Exercise details —
In the records below, find the line that contains "Output the LaTeX" and the line that contains "(0,0) rectangle (1133,582);"; write out exactly those two lines and everything between them, without the pictures.

Data section —
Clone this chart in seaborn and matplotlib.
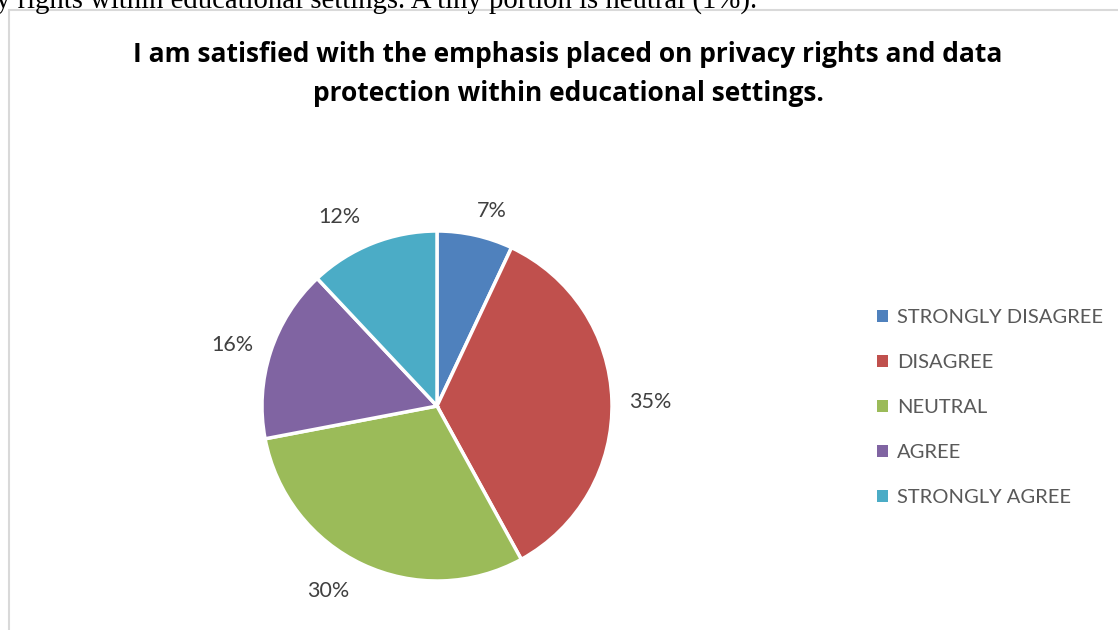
--
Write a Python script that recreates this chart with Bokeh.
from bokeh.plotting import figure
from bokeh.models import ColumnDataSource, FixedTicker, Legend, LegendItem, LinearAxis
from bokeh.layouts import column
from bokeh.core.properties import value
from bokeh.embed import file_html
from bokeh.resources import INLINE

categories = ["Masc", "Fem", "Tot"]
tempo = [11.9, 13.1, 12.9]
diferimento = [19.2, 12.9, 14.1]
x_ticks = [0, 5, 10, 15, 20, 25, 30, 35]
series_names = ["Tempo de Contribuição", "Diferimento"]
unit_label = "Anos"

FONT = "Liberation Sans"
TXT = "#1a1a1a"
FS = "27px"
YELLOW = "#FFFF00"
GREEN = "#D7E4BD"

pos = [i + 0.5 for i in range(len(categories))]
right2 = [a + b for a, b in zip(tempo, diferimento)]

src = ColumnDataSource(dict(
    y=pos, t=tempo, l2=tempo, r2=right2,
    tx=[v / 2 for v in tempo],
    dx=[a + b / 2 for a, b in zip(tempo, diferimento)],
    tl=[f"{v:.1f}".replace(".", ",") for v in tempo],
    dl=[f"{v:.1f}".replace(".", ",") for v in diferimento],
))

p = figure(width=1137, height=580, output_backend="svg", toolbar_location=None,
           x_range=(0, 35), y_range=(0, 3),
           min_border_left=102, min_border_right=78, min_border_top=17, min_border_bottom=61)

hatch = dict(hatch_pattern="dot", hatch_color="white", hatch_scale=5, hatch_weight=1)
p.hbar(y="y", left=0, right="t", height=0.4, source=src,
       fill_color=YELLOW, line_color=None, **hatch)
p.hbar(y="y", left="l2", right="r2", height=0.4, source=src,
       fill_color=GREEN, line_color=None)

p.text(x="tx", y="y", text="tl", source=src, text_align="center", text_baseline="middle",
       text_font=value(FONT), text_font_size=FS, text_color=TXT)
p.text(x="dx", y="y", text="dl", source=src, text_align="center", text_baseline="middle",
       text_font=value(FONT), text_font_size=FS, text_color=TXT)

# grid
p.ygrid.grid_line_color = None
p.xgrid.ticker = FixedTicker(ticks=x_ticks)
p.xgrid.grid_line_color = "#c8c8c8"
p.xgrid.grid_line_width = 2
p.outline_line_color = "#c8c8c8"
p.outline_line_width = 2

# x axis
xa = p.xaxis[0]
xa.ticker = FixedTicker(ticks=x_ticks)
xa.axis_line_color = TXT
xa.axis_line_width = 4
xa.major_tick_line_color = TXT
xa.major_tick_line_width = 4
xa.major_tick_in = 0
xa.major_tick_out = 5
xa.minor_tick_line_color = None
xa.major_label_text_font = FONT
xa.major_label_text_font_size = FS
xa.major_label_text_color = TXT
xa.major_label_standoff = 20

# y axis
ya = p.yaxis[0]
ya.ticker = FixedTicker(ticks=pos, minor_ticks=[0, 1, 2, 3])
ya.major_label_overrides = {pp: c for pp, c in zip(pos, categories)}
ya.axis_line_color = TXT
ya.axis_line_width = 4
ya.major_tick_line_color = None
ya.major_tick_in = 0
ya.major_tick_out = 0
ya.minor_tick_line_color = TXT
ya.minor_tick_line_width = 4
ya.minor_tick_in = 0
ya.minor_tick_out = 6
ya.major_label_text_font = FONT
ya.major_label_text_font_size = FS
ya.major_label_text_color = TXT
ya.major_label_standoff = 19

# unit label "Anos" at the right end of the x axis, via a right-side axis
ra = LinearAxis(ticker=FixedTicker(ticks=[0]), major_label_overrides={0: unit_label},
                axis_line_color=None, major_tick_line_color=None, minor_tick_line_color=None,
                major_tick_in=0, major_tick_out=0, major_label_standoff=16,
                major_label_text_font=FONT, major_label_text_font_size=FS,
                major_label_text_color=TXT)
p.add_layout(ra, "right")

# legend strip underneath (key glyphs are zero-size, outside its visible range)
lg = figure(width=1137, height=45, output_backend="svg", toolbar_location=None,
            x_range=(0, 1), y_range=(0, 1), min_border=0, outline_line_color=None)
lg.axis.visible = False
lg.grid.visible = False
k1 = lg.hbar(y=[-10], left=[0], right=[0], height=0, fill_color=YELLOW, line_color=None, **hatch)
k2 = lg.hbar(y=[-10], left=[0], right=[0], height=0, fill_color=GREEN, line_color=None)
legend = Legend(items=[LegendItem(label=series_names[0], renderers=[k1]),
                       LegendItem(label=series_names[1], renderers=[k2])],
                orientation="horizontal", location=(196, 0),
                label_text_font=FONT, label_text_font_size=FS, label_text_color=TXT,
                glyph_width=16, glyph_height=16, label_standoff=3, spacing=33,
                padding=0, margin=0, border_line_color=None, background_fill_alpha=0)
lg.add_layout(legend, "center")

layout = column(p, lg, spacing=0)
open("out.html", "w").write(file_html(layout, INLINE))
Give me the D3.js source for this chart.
* * *
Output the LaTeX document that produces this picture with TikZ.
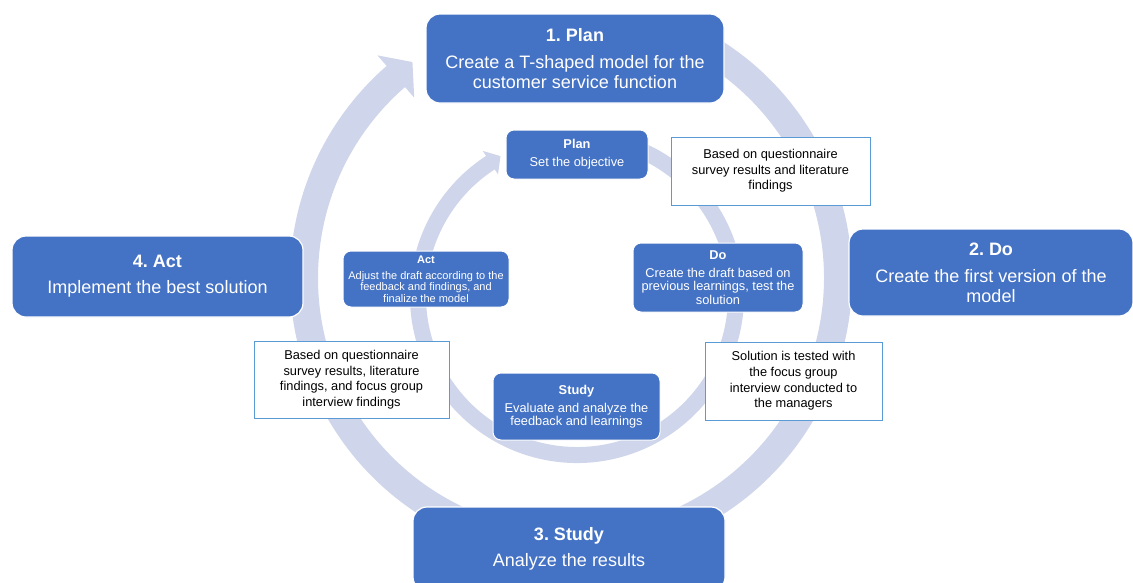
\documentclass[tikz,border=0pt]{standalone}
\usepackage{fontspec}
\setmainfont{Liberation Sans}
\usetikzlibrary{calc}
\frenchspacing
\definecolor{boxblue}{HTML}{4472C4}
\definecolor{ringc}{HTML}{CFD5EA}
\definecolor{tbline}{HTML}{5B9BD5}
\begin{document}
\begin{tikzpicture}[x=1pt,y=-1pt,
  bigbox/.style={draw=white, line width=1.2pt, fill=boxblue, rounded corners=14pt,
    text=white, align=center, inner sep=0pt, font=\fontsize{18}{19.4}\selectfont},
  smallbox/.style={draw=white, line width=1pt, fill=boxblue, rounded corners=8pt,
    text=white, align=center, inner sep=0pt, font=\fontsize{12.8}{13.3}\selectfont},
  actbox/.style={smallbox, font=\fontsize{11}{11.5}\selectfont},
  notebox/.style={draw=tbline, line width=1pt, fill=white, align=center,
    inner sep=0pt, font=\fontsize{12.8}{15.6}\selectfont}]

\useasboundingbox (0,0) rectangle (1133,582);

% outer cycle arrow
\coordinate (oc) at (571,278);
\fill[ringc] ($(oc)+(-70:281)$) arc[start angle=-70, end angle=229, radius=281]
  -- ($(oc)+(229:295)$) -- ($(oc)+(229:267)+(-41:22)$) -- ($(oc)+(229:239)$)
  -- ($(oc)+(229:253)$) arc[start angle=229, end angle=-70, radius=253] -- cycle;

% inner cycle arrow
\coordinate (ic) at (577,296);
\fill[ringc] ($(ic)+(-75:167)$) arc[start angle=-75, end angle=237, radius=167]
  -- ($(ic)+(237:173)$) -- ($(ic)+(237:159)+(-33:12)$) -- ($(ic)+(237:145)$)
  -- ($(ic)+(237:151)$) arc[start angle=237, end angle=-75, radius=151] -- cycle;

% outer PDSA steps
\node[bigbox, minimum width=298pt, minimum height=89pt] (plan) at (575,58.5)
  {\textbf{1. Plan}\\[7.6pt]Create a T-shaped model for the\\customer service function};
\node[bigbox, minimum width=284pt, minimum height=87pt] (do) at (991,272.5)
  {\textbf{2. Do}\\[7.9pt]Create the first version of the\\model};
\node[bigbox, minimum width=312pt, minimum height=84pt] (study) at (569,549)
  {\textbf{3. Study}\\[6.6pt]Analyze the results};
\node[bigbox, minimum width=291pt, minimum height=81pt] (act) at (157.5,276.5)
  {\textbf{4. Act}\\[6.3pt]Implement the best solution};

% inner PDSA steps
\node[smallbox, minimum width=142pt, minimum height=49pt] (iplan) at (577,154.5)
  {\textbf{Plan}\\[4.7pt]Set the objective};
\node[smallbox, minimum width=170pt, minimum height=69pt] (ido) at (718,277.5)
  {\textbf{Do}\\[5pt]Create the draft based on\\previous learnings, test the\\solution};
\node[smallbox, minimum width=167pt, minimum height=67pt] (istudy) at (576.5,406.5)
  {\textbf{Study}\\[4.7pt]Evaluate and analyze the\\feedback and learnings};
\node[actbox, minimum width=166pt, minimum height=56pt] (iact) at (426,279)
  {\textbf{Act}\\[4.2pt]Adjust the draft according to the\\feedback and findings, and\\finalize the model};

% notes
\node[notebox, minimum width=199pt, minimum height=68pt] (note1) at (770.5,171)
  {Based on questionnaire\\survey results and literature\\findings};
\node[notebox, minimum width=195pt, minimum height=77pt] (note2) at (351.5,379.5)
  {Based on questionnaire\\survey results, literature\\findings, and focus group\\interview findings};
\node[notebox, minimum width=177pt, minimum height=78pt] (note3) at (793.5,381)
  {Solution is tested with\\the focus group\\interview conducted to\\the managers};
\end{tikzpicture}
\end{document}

Exercise result —
Output the LaTeX document that produces this picture with TikZ.
\documentclass[tikz,border=0pt]{standalone}
\usepackage{fontspec}
\setmainfont{Liberation Sans}
\usetikzlibrary{calc}
\frenchspacing
\definecolor{boxblue}{HTML}{4472C4}
\definecolor{ringc}{HTML}{CFD5EA}
\definecolor{tbline}{HTML}{5B9BD5}
\begin{document}
\begin{tikzpicture}[x=1pt,y=-1pt,
  bigbox/.style={draw=white, line width=1.2pt, fill=boxblue, rounded corners=14pt,
    text=white, align=center, inner sep=0pt, font=\fontsize{18}{19.4}\selectfont},
  smallbox/.style={draw=white, line width=1pt, fill=boxblue, rounded corners=8pt,
    text=white, align=center, inner sep=0pt, font=\fontsize{12.8}{13.3}\selectfont},
  actbox/.style={smallbox, font=\fontsize{11}{11.5}\selectfont},
  notebox/.style={draw=tbline, line width=1pt, fill=white, align=center,
    inner sep=0pt, font=\fontsize{12.8}{15.6}\selectfont}]

\useasboundingbox (0,0) rectangle (1133,582);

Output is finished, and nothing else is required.